Employee volunteering abroad is not a new idea, but it is one that is slowly gaining traction with organizations.
“Companies are now seeing themselves as part of the global dialogue and seeing how ESV can be part of sustainable development and an expression of a corporation’s global citizenship,” says Mary Beshai, senior advisor, strategic partnerships at the World University Service of Canada (WUSC), which runs the Uniterra program in partnership with the Centre for International Studies Cooperation (CECI).
WUSC and CECI have been carrying out the Uniterra program since 2004, helping employees find overseas placements. As a result, Uniterra has long-established relationships and operations in Asia, Africa, Latin America and the Caribbean. Overseas volunteer engagements with their corporate volunteer program are typically three to four weeks, although some employees go for longer periods of time. Uniterra staff handle all of the logistics such as travel arrangements and accommodation and provide help to ensure that volunteers integrate successfully into their overseas roles.
“It’s important for employers to go with an organization that has a local presence and knows the culture and the local situation,” notes Beshai.
When screening potential volunteers, McCarthy looks for motivation, interest, the right attitude, and a blend of soft and technical skills.
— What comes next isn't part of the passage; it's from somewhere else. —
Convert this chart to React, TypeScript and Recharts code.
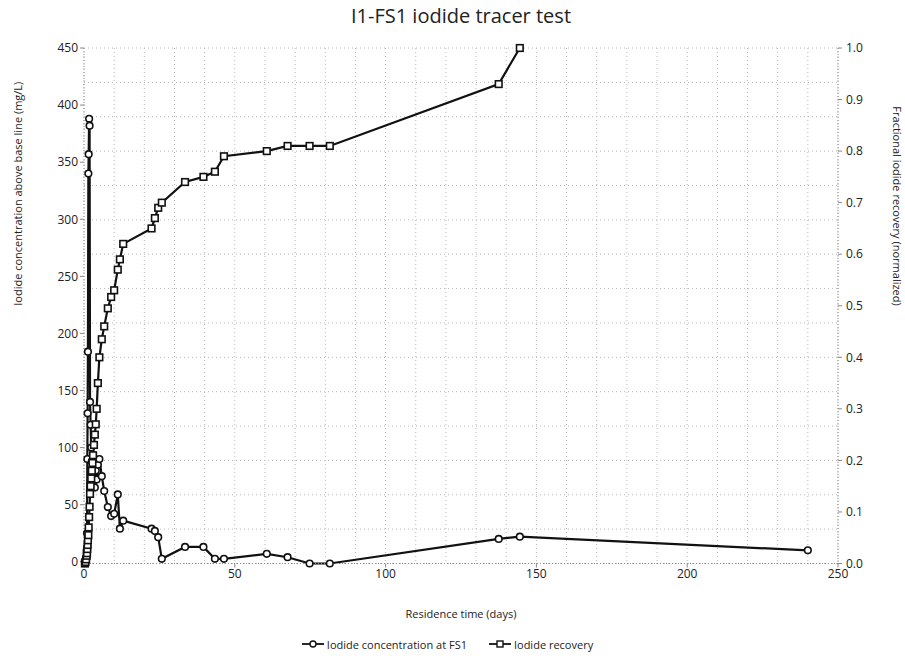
import React from "react";
import { LineChart, Line, XAxis, YAxis, CartesianGrid, Legend } from "recharts";

// Sampling times (days) shared by both series
const days = [
  0.3, 0.5, 0.7, 0.9, 1.0, 1.1, 1.2, 1.3, 1.45, 1.55, 1.7, 1.85, 2.0, 2.2, 2.4, 2.6, 2.8, 3.0, 3.3, 3.6,
  3.9, 4.2, 4.6, 5.1, 5.9, 6.7, 7.9, 9.0, 10.0, 11.2, 11.9, 13.0, 22.4, 23.5, 24.6, 25.8, 33.5, 39.6,
  43.4, 46.4, 60.6, 67.5, 74.8, 81.5, 137.5, 144.5, 240,
];

// Iodide concentration above base line (mg/L)
const concentration = [
  0, 1, 3, 10, 25, 90, 130, 184, 340, 357, 388, 382, 140, 120, 100, 88, 75, 70, 85, 65,
  80, 72, 85, 90, 75, 62, 48, 40, 42, 59, 29, 36, 29, 27, 21.6, 2.6, 13, 13,
  2.6, 2.6, 7, 4, -1.5, -1.5, 20, 22, 10,
];

// Fractional iodide recovery (normalized)
const recovery: (number | null)[] = [
  0, 0.003, 0.008, 0.015, 0.02, 0.028, 0.036, 0.045, 0.055, 0.07, 0.09, 0.11, 0.135, 0.15, 0.165, 0.18, 0.195, 0.21, 0.23, 0.25,
  0.27, 0.3, 0.35, 0.4, 0.435, 0.46, 0.495, 0.517, 0.53, 0.57, 0.59, 0.62, 0.65, 0.67, 0.69, 0.7, 0.74, 0.75,
  0.76, 0.79, 0.8, 0.81, 0.81, 0.81, 0.93, 1.0, null,
];

const xTicks = [0, 50, 100, 150, 200, 250];
const yLeftTicks = [0, 50, 100, 150, 200, 250, 300, 350, 400, 450];
const yRightTicks = [0, 0.1, 0.2, 0.3, 0.4, 0.5, 0.6, 0.7, 0.8, 0.9, 1.0];
const gridX = Array.from({ length: 26 }, (_, i) => i * 10);
const gridY = Array.from({ length: 46 }, (_, i) => i * 10);

const rows = days.map((d, i) => ({ day: d, conc: concentration[i], rec: recovery[i] }));

const font = "'Open Sans', 'DejaVu Sans', sans-serif";

const CircleDot = (props: any) => {
  const { cx, cy, index } = props;
  if (cx == null || cy == null) return null;
  return <circle key={`c${index}`} cx={cx} cy={cy} r={3.3} fill="#fff" stroke="#111" strokeWidth={1.6} />;
};

const SquareDot = (props: any) => {
  const { cx, cy, index, value } = props;
  if (cx == null || cy == null || value == null) return <g key={`s${index}`} />;
  return <rect key={`s${index}`} x={cx - 3.3} y={cy - 3.3} width={6.6} height={6.6} fill="#fff" stroke="#111" strokeWidth={1.6} />;
};

function LegendContent() {
  const item = (label: string, square: boolean) => (
    <span style={{ display: "inline-flex", alignItems: "center", marginRight: 22 }}>
      <svg width={22} height={10} style={{ marginRight: 3 }}>
        <line x1={0} y1={5} x2={22} y2={5} stroke="#111" strokeWidth={1.8} />
        {square ? (
          <rect x={8} y={2} width={6} height={6} fill="#fff" stroke="#111" strokeWidth={1.4} />
        ) : (
          <circle cx={11} cy={5} r={3} fill="#fff" stroke="#111" strokeWidth={1.4} />
        )}
      </svg>
      {label}
    </span>
  );
  return (
    <div style={{ textAlign: "center", fontFamily: font, fontSize: 11, color: "#222", paddingLeft: 10 }}>
      {item("Iodide concentration at FS1", false)}
      {item("Iodide recovery", true)}
    </div>
  );
}

export default function App() {
  return (
    <div style={{ position: "absolute", left: 0, top: 0, width: 905, height: 658, background: "#fff", fontFamily: font }}>
      <div style={{ position: "absolute", top: 2, left: 0, width: 922, textAlign: "center", fontSize: 20, color: "#222" }}>
        I1-FS1 iodide tracer test
      </div>
      <LineChart width={905} height={658} data={rows} margin={{ top: 48, right: 22, bottom: 49, left: 24 }}>
        <CartesianGrid stroke="#b8b8b8" strokeDasharray="1 3" xAxisId="grid" yAxisId="grid" />
        <XAxis
          dataKey="day"
          type="number"
          domain={[0, 250]}
          ticks={xTicks}
          height={30}
          axisLine={{ stroke: "#888", strokeDasharray: "1 2" }}
          tickLine={{ stroke: "#888" }}
          tickSize={4}
          tick={{ fontSize: 12, fill: "#222", fontFamily: font }}
          label={{ value: "Residence time (days)", position: "insideBottom", offset: -24, fontSize: 11, fill: "#222", fontFamily: font }}
        />
        <YAxis
          yAxisId="left"
          domain={[0, 450]}
          ticks={yLeftTicks}
          width={60}
          axisLine={{ stroke: "#888", strokeDasharray: "1 2" }}
          tickLine={{ stroke: "#888" }}
          tickSize={4}
          tick={{ fontSize: 12, fill: "#222", fontFamily: font }}
          label={{ value: "Iodide concentration above base line (mg/L)", angle: -90, position: "insideLeft", offset: -6, fontSize: 11, fill: "#222", fontFamily: font }}
        />
        <YAxis
          yAxisId="right"
          orientation="right"
          domain={[0, 1]}
          ticks={yRightTicks}
          width={45}
          axisLine={{ stroke: "#888", strokeDasharray: "1 2" }}
          tickLine={{ stroke: "#888" }}
          tickSize={4}
          tickFormatter={(v: number) => v.toFixed(1)}
          tick={{ fontSize: 12, fill: "#222", fontFamily: font, dx: 2 }}
          label={{ value: "Fractional iodide recovery (normalized)", angle: 90, position: "insideRight", offset: -14, fontSize: 11, fill: "#222", fontFamily: font }}
        />
        <XAxis xAxisId="grid" dataKey="day" type="number" domain={[0, 250]} ticks={gridX} height={0} allowDataOverflow hide />
        <YAxis yAxisId="grid" dataKey="conc" orientation="right" domain={[0, 450]} ticks={gridY} width={0} allowDataOverflow hide />
        <Legend verticalAlign="bottom" wrapperStyle={{ bottom: 6 }} content={<LegendContent />} />
        <Line
          yAxisId="left"
          dataKey="conc"
          name="Iodide concentration at FS1"
          stroke="#111"
          strokeWidth={2.2}
          dot={CircleDot}
          isAnimationActive={false}
        />
        <Line
          yAxisId="right"
          dataKey="rec"
          name="Iodide recovery"
          stroke="#111"
          strokeWidth={2.2}
          dot={SquareDot}
          isAnimationActive={false}
        />
      </LineChart>
    </div>
  );
}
Getting these pieces in place is critical in order for all partners to achieve their goals. During the program, volunteers are evaluated.
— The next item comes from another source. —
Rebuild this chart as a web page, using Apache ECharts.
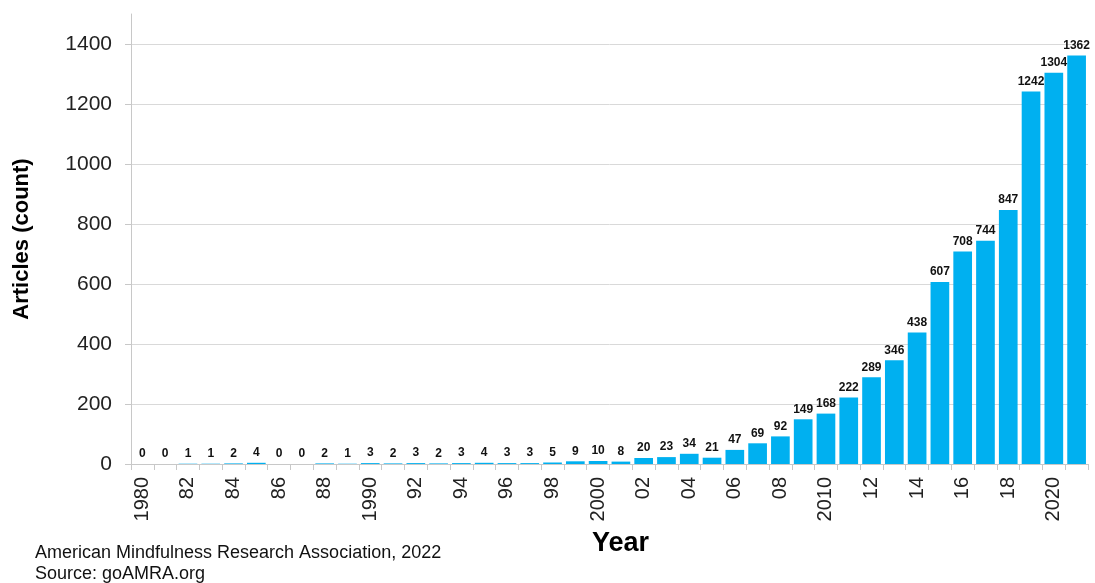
<!DOCTYPE html>
<html><head><meta charset="utf-8">
<script src="https://cdn.jsdelivr.net/npm/echarts@6/dist/echarts.min.js"></script>
<style>html,body{margin:0;padding:0;background:#fff}#c{width:1095px;height:583px}</style>
</head><body><div id="c"></div>
<script>
const years = ['1980','1981','1982','1983','1984','1985','1986','1987','1988','1989','1990','1991','1992','1993','1994','1995','1996','1997','1998','1999','2000','2001','2002','2003','2004','2005','2006','2007','2008','2009','2010','2011','2012','2013','2014','2015','2016','2017','2018','2019','2020','2021'];
const tickLabels = ['1980','','82','','84','','86','','88','','1990','','92','','94','','96','','98','','2000','','02','','04','','06','','08','','2010','','12','','14','','16','','18','','2020',''];
const articles = [0,0,1,1,2,4,0,0,2,1,3,2,3,2,3,4,3,3,5,9,10,8,20,23,34,21,47,69,92,149,168,222,289,346,438,607,708,744,847,1242,1304,1362];
const yTicks = [0,200,400,600,800,1000,1200,1400];

const chart = echarts.init(document.getElementById('c'));
chart.setOption({
  animation:false,
  grid:{left:131,right:7,top:14,bottom:119},
  xAxis:{
    type:'category', data:years,
    name:'Year', nameLocation:'middle', nameGap:66,
    nameTextStyle:{fontFamily:'Liberation Sans',fontSize:27,fontWeight:'bold',color:'#000',padding:[0,0,0,22]},
    axisLine:{lineStyle:{color:'#c8c8c8'}},
    axisTick:{show:true,alignWithLabel:false,interval:0,length:6,lineStyle:{color:'#c8c8c8'}},
    axisLabel:{interval:0,rotate:90,fontFamily:'Liberation Sans',fontSize:20,color:'#222',margin:13,
      formatter:(v,i)=>tickLabels[i]}
  },
  yAxis:{
    type:'value', min:0, max:1500, interval:200,
    name:'Articles (count)', nameLocation:'middle', nameGap:98, nameRotate:90,
    nameTextStyle:{fontFamily:'Liberation Sans',fontSize:22,fontWeight:'bold',color:'#000'},
    axisLine:{show:true,lineStyle:{color:'#c8c8c8'}},
    axisTick:{show:true,length:6,lineStyle:{color:'#c8c8c8'}},
    splitLine:{show:true,showMaxLine:false,lineStyle:{color:'#d9d9d9'}},
    axisLabel:{showMaxLabel:false,fontFamily:'Liberation Sans',fontSize:21,color:'#222',margin:19,
      formatter:v=>yTicks.includes(v)?String(v):''}
  },
  series:[{
    type:'bar', data:articles, barCategoryGap:'18%',
    itemStyle:{color:'#00b0f0'},
    label:{show:true,position:'top',distance:4,fontFamily:'Liberation Sans',fontSize:12,fontWeight:'bold',color:'#111'}
  }],
  graphic:[
    {type:'text',left:35,top:544,style:{text:'American Mindfulness Research Association, 2022',font:'18px "Liberation Sans"',fill:'#111'}},
    {type:'text',left:35,top:565,style:{text:'Source: goAMRA.org',font:'18px "Liberation Sans"',fill:'#111'}}
  ]
});
</script></body></html>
“We do have different criteria around leadership skills that we will be tracking,” says Beshai. “We can then acknowledge [the volunteers’] satisfaction rates and what they have gained from the experience. We also give a summary report at the end of the project, so that the employer understands how each employee has contributed to the activities.”
As with other leadership programs, once employees return home from their overseas assignments, ongoing support from their organization is important in order to integrate and transfer what they have learned into their workplace.
A FEW PRACTICAL TIPS
There are as many ways of supporting employees who wish to volunteer their time as there are businesses. Whether volunteering abroad or giving back to your local community, there is no one-size-fits-all solution that will suit every organization. Some companies allow employees to do charity work during business hours, while others provide two or three days a year paid time off to do community work. Employees may decide to use their time to support a charity, or their employer may encourage a group of employees to volunteer as a team. It all depends on the goals of the organization, the resources available and the needs of the community.
If your company doesn’t have an ESV program and you want to start one, Volunteer Canada, a long-established organization that promotes volunteerism in Canada, can provide assistance directly or connect you with a local resource. If you want to look into volunteering abroad, Uniterra is a good place to go for information.
Employer-sponsored volunteering abroad is gaining in popularity as more employers realize the importance of creating strong, healthy communities, both locally and abroad, as well as the lasting benefits such programs provide in terms of employee engagement and leadership development.